▶ Problem
Reproduce each line of the material exactly, minus any picture.

▶ Data extract
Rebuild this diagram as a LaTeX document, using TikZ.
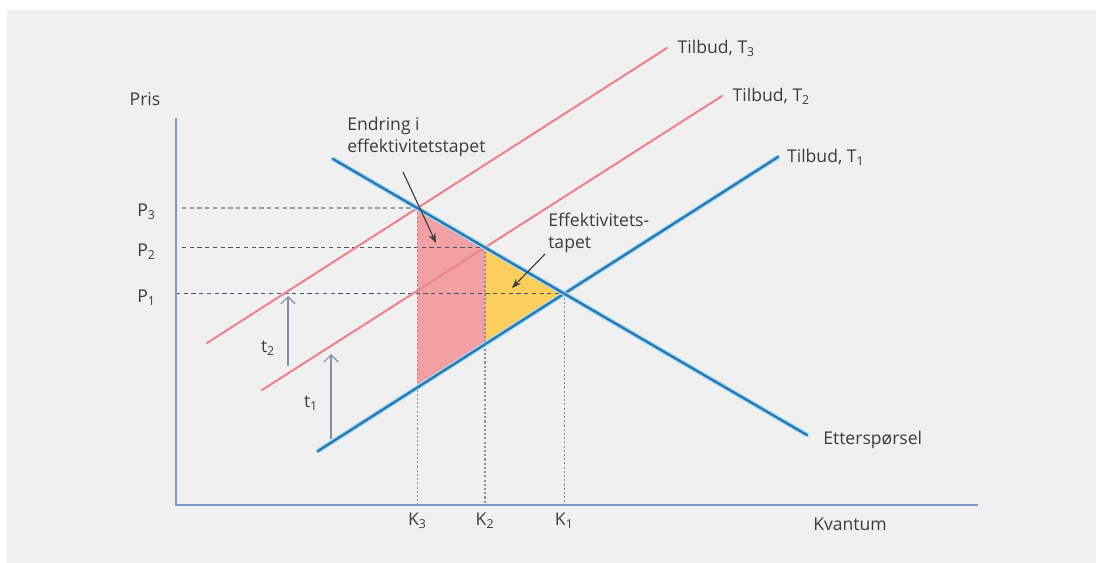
\documentclass[tikz,border=0pt]{standalone}
\usepackage{fontspec}
\setmainfont{Open Sans}
\usetikzlibrary{arrows.meta,positioning}

\definecolor{panelgray}{HTML}{F0F0F0}
\definecolor{txtgray}{HTML}{3C3C3C}
\definecolor{axisblue}{HTML}{8096C4}
\definecolor{curveblue}{HTML}{2A78B4}
\definecolor{glowblue}{HTML}{A8DCF2}
\definecolor{supplyred}{HTML}{EC858C}
\definecolor{lossred}{HTML}{F3A0A5}
\definecolor{lossyellow}{HTML}{FCCF5C}
\definecolor{guidegray}{HTML}{4A5468}

\begin{document}
\begin{tikzpicture}[
    x=0.025cm, y=-0.025cm,
    node distance=2mm,
    lbl/.style={inner sep=0pt, text=txtgray, font=\fontsize{12.5}{15.5}\selectfont},
    note/.style={lbl, align=left},
    axis/.style={draw=axisblue, line width=1.3pt},
    bluecurve/.style={draw=curveblue, line width=1.7pt, line cap=round,
      preaction={draw=glowblue, line width=3.4pt, line cap=round}},
    redcurve/.style={draw=supplyred, line width=1.5pt, line cap=round},
    pguide/.style={draw=guidegray, line width=1pt, dash pattern=on 3pt off 2.5pt},
    kguide/.style={draw=guidegray!65, line width=1pt, dash pattern=on 1.5pt off 1.5pt},
    tarr/.style={draw=axisblue!70!gray, line width=0.8pt, -{Straight Barb[length=1.8mm]}},
    pointer/.style={draw=txtgray, line width=0.8pt, -{Stealth[length=2.4mm]}}
  ]
    % panel
    \useasboundingbox (0,0) rectangle (1096,563);
    \fill[white] (0,0) rectangle (1096,563);
    \fill[panelgray] (7,10) rectangle (1096,563);

    % curves
    \coordinate (o) at (176,505);
    \coordinate (ytop) at (176,118);
    \coordinate (xend) at (978,505);
    \coordinate (d0) at (333,159);
    \coordinate (d1) at (807,435);
    \coordinate (s1a) at (318,451);
    \coordinate (s1b) at (778,157);
    \coordinate (s2a) at (262,390);
    \coordinate (s2b) at (722,96);
    \coordinate (s3a) at (207,343);
    \coordinate (s3b) at (667,48);

    \coordinate (e1) at (intersection of d0--d1 and s1a--s1b);
    \coordinate (e2) at (intersection of d0--d1 and s2a--s2b);
    \coordinate (e3) at (intersection of d0--d1 and s3a--s3b);
    \coordinate (k1) at (e1 |- o);
    \coordinate (k2) at (e2 |- o);
    \coordinate (k3) at (e3 |- o);
    \coordinate (p1) at (o |- e1);
    \coordinate (p2) at (o |- e2);
    \coordinate (p3) at (o |- e3);
    \coordinate (b2) at (intersection of e2--k2 and s1a--s1b);
    \coordinate (b3) at (intersection of e3--k3 and s1a--s1b);

    % losses
    \fill[lossred] (e3) -- (e2) -- (b2) -- (b3) -- cycle;
    \fill[lossyellow] (e2) -- (e1) -- (b2) -- cycle;

    % guides
    \draw[pguide, draw=guidegray!55] ([xshift=1.5mm]p3) -- (e3);
    \draw[pguide] ([xshift=1.5mm]p2) -- (e2);
    \draw[pguide] (p1) -- (e1);
    \draw[kguide] (e3) -- (k3);
    \draw[kguide] (e2) -- (k2);
    \draw[kguide] (e1) -- (k1);

    \draw[redcurve] (s3a) -- (s3b);
    \draw[redcurve] (s2a) -- (s2b);
    \draw[bluecurve] (s1a) -- (s1b);
    \draw[bluecurve] (d0) -- (d1);

    \draw[axis] (ytop) -- (o) -- (xend);

    % tax shifts
    \coordinate (t2from) at (288,366);
    \coordinate (t2to) at (288,296);
    \coordinate (t1from) at (331,439);
    \coordinate (t1to) at (331,354);
    \draw[tarr] (t2from) -- (t2to);
    \draw[tarr] (t1from) -- (t1to);
    \node[lbl] (t2) at (268,348) {t\textsubscript{2}};
    \node[lbl] (t1) at (311,403) {t\textsubscript{1}};

    % labels
    \node[lbl] (pris) at (145,99) {Pris};
    \node[lbl, left=5mm of p3, yshift=-1mm] (lp3) {P\textsubscript{3}};
    \node[lbl, left=5mm of p2, yshift=-1mm] (lp2) {P\textsubscript{2}};
    \node[lbl, left=5mm of p1, yshift=-1mm] (lp1) {P\textsubscript{1}};
    \node[lbl, below=of k3] (lk3) {K\textsubscript{3}};
    \node[lbl, below=of k2] (lk2) {K\textsubscript{2}};
    \node[lbl, below=of k1] (lk1) {K\textsubscript{1}};
    \node[lbl] (kvantum) at (850,524) {Kvantum};
    \node[lbl, anchor=west] (ettersp) at (823,440) {Etterspørsel};
    \node[lbl, right=2.6mm of s3b] (ts3) {Tilbud, T\textsubscript{3}};
    \node[lbl, right=2.6mm of s2b] (ts2) {Tilbud, T\textsubscript{2}};
    \node[lbl, right=2.2mm of s1b] (ts1) {Tilbud, T\textsubscript{1}};

    % notes
    \node[note, anchor=west] (chg) at (347,137) {Endring i\\effektivitetstapet};
    \node[note, anchor=west] (dwl) at (548,233) {Effektivitets-\\tapet};
    \coordinate (chgfrom) at (403,172);
    \coordinate (chgtip) at (436,243);
    \coordinate (dwlfrom) at (545,254);
    \coordinate (dwltip) at (512,288);
    \draw[pointer] (chgfrom) -- (chgtip);
    \draw[pointer] (dwlfrom) -- (dwltip);
\end{tikzpicture}
\end{document}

▶ Full answer
Rebuild this diagram as a LaTeX document, using TikZ.
\documentclass[tikz,border=0pt]{standalone}
\usepackage{fontspec}
\setmainfont{Open Sans}
\usetikzlibrary{arrows.meta,positioning}

\definecolor{panelgray}{HTML}{F0F0F0}
\definecolor{txtgray}{HTML}{3C3C3C}
\definecolor{axisblue}{HTML}{8096C4}
\definecolor{curveblue}{HTML}{2A78B4}
\definecolor{glowblue}{HTML}{A8DCF2}
\definecolor{supplyred}{HTML}{EC858C}
\definecolor{lossred}{HTML}{F3A0A5}
\definecolor{lossyellow}{HTML}{FCCF5C}
\definecolor{guidegray}{HTML}{4A5468}

\begin{document}
\begin{tikzpicture}[
    x=0.025cm, y=-0.025cm,
    node distance=2mm,
    lbl/.style={inner sep=0pt, text=txtgray, font=\fontsize{12.5}{15.5}\selectfont},
    note/.style={lbl, align=left},
    axis/.style={draw=axisblue, line width=1.3pt},
    bluecurve/.style={draw=curveblue, line width=1.7pt, line cap=round,
      preaction={draw=glowblue, line width=3.4pt, line cap=round}},
    redcurve/.style={draw=supplyred, line width=1.5pt, line cap=round},
    pguide/.style={draw=guidegray, line width=1pt, dash pattern=on 3pt off 2.5pt},
    kguide/.style={draw=guidegray!65, line width=1pt, dash pattern=on 1.5pt off 1.5pt},
    tarr/.style={draw=axisblue!70!gray, line width=0.8pt, -{Straight Barb[length=1.8mm]}},
    pointer/.style={draw=txtgray, line width=0.8pt, -{Stealth[length=2.4mm]}}
  ]
    % panel
    \useasboundingbox (0,0) rectangle (1096,563);
    \fill[white] (0,0) rectangle (1096,563);
    \fill[panelgray] (7,10) rectangle (1096,563);

    % curves
    \coordinate (o) at (176,505);
    \coordinate (ytop) at (176,118);
    \coordinate (xend) at (978,505);
    \coordinate (d0) at (333,159);
    \coordinate (d1) at (807,435);
    \coordinate (s1a) at (318,451);
    \coordinate (s1b) at (778,157);
    \coordinate (s2a) at (262,390);
    \coordinate (s2b) at (722,96);
    \coordinate (s3a) at (207,343);
    \coordinate (s3b) at (667,48);

    \coordinate (e1) at (intersection of d0--d1 and s1a--s1b);
    \coordinate (e2) at (intersection of d0--d1 and s2a--s2b);
    \coordinate (e3) at (intersection of d0--d1 and s3a--s3b);
    \coordinate (k1) at (e1 |- o);
    \coordinate (k2) at (e2 |- o);
    \coordinate (k3) at (e3 |- o);
    \coordinate (p1) at (o |- e1);
    \coordinate (p2) at (o |- e2);
    \coordinate (p3) at (o |- e3);
    \coordinate (b2) at (intersection of e2--k2 and s1a--s1b);
    \coordinate (b3) at (intersection of e3--k3 and s1a--s1b);

    % losses
    \fill[lossred] (e3) -- (e2) -- (b2) -- (b3) -- cycle;
    \fill[lossyellow] (e2) -- (e1) -- (b2) -- cycle;

    % guides
    \draw[pguide, draw=guidegray!55] ([xshift=1.5mm]p3) -- (e3);
    \draw[pguide] ([xshift=1.5mm]p2) -- (e2);
    \draw[pguide] (p1) -- (e1);
    \draw[kguide] (e3) -- (k3);
    \draw[kguide] (e2) -- (k2);
    \draw[kguide] (e1) -- (k1);

    \draw[redcurve] (s3a) -- (s3b);
    \draw[redcurve] (s2a) -- (s2b);
    \draw[bluecurve] (s1a) -- (s1b);
    \draw[bluecurve] (d0) -- (d1);

    \draw[axis] (ytop) -- (o) -- (xend);

    % tax shifts
    \coordinate (t2from) at (288,366);
    \coordinate (t2to) at (288,296);
    \coordinate (t1from) at (331,439);
    \coordinate (t1to) at (331,354);
    \draw[tarr] (t2from) -- (t2to);
    \draw[tarr] (t1from) -- (t1to);
    \node[lbl] (t2) at (268,348) {t\textsubscript{2}};
    \node[lbl] (t1) at (311,403) {t\textsubscript{1}};

    % labels
    \node[lbl] (pris) at (145,99) {Pris};
    \node[lbl, left=5mm of p3, yshift=-1mm] (lp3) {P\textsubscript{3}};
    \node[lbl, left=5mm of p2, yshift=-1mm] (lp2) {P\textsubscript{2}};
    \node[lbl, left=5mm of p1, yshift=-1mm] (lp1) {P\textsubscript{1}};
    \node[lbl, below=of k3] (lk3) {K\textsubscript{3}};
    \node[lbl, below=of k2] (lk2) {K\textsubscript{2}};
    \node[lbl, below=of k1] (lk1) {K\textsubscript{1}};
    \node[lbl] (kvantum) at (850,524) {Kvantum};
    \node[lbl, anchor=west] (ettersp) at (823,440) {Etterspørsel};
    \node[lbl, right=2.6mm of s3b] (ts3) {Tilbud, T\textsubscript{3}};
    \node[lbl, right=2.6mm of s2b] (ts2) {Tilbud, T\textsubscript{2}};
    \node[lbl, right=2.2mm of s1b] (ts1) {Tilbud, T\textsubscript{1}};

    % notes
    \node[note, anchor=west] (chg) at (347,137) {Endring i\\effektivitetstapet};
    \node[note, anchor=west] (dwl) at (548,233) {Effektivitets-\\tapet};
    \coordinate (chgfrom) at (403,172);
    \coordinate (chgtip) at (436,243);
    \coordinate (dwlfrom) at (545,254);
    \coordinate (dwltip) at (512,288);
    \draw[pointer] (chgfrom) -- (chgtip);
    \draw[pointer] (dwlfrom) -- (dwltip);
\end{tikzpicture}
\end{document}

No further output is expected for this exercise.